▶ PROBLEM STATEMENT
Filter the listing below, copying every line in which the word "this" appears.

[Figure scripts]
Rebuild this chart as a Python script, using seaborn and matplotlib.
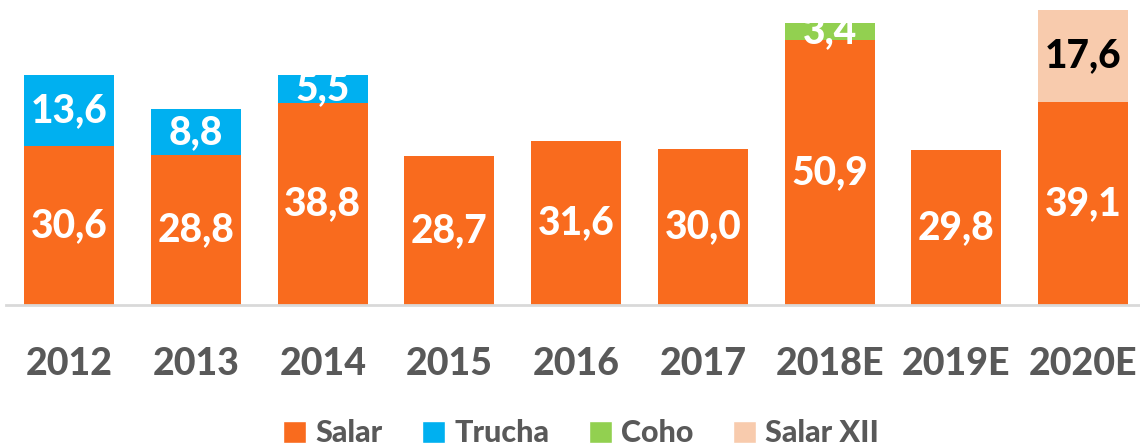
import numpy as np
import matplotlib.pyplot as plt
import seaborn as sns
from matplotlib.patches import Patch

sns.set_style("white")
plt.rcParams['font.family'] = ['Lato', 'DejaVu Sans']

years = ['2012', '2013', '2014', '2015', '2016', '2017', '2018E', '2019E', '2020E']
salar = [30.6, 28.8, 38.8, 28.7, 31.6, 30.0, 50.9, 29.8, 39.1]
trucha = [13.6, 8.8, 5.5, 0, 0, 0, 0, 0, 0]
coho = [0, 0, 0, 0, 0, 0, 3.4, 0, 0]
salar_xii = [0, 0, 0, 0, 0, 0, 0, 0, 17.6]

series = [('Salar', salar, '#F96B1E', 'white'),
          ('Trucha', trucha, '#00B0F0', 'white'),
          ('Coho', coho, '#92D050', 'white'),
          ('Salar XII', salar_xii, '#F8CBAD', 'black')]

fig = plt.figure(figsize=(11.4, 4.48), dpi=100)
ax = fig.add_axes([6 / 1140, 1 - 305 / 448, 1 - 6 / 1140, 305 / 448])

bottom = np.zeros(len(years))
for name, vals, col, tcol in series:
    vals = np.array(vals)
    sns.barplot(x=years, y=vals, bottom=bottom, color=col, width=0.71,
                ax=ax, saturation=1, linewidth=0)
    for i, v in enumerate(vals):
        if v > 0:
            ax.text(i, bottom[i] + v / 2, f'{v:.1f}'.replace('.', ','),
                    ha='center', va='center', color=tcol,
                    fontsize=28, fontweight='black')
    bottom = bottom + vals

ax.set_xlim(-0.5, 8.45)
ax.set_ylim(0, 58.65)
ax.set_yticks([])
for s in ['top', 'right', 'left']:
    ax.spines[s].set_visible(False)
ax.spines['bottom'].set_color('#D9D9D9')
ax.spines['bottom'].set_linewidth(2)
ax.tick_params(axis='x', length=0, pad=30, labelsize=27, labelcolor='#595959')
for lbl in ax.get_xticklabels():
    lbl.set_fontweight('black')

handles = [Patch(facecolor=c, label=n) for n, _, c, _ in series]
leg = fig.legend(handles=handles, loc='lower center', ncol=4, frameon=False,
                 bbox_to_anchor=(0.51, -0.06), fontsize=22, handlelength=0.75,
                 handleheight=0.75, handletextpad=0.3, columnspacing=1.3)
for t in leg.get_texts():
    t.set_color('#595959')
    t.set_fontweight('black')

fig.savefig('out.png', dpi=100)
...
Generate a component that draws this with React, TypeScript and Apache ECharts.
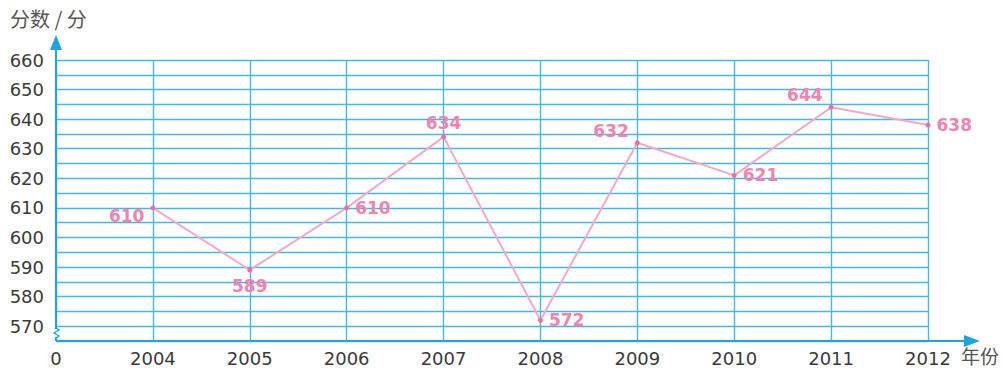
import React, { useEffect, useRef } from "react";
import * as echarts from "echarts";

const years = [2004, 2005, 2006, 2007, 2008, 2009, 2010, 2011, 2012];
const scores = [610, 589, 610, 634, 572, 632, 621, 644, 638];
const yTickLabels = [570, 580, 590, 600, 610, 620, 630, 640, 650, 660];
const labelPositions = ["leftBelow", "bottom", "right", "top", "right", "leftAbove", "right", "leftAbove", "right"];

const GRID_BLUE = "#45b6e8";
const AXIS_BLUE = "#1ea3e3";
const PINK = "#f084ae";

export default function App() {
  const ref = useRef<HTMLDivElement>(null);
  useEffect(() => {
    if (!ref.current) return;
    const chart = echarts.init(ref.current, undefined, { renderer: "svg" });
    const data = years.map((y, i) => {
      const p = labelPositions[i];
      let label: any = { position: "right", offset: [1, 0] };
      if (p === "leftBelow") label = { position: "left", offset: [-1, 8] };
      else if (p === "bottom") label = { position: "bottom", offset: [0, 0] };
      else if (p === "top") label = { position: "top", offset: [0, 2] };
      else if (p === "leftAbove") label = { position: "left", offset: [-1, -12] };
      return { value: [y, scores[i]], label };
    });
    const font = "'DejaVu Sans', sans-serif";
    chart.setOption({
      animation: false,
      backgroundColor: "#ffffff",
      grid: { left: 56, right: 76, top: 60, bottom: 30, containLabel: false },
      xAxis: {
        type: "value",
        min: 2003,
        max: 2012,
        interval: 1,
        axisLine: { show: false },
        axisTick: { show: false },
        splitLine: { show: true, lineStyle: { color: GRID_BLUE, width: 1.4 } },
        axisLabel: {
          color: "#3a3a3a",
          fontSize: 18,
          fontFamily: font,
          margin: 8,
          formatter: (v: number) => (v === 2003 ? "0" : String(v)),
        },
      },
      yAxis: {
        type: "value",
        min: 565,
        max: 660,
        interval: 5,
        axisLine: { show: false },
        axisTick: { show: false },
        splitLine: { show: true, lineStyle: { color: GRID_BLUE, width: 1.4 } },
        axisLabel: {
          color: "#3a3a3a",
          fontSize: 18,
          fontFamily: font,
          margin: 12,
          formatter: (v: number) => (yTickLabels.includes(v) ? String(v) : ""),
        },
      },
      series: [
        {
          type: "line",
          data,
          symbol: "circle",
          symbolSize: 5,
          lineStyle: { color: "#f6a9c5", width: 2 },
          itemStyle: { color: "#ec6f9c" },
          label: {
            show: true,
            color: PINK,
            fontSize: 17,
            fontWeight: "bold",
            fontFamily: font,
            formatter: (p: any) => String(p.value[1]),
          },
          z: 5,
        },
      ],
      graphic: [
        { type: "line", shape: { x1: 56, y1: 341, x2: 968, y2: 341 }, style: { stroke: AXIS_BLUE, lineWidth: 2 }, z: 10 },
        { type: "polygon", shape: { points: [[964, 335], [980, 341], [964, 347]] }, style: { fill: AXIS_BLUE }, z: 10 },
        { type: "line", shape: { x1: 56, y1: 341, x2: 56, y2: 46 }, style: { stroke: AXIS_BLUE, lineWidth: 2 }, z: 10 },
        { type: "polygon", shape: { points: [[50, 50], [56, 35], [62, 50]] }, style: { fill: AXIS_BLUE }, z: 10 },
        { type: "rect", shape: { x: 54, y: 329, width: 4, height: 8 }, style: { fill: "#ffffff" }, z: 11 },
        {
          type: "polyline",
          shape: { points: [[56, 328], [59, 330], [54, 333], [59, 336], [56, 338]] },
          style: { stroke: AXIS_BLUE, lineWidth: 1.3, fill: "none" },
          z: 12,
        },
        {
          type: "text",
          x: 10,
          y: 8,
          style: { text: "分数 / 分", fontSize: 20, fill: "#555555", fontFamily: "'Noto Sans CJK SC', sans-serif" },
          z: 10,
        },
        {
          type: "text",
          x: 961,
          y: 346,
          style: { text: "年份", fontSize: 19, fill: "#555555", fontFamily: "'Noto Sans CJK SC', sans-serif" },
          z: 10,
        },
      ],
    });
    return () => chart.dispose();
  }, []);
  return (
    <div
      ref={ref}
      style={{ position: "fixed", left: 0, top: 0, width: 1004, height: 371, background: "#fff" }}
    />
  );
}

▶ EXERCISE RESULT
Rebuild this chart as a Python script, using seaborn and matplotlib.
Generate a component that draws this with React, TypeScript and Apache ECharts.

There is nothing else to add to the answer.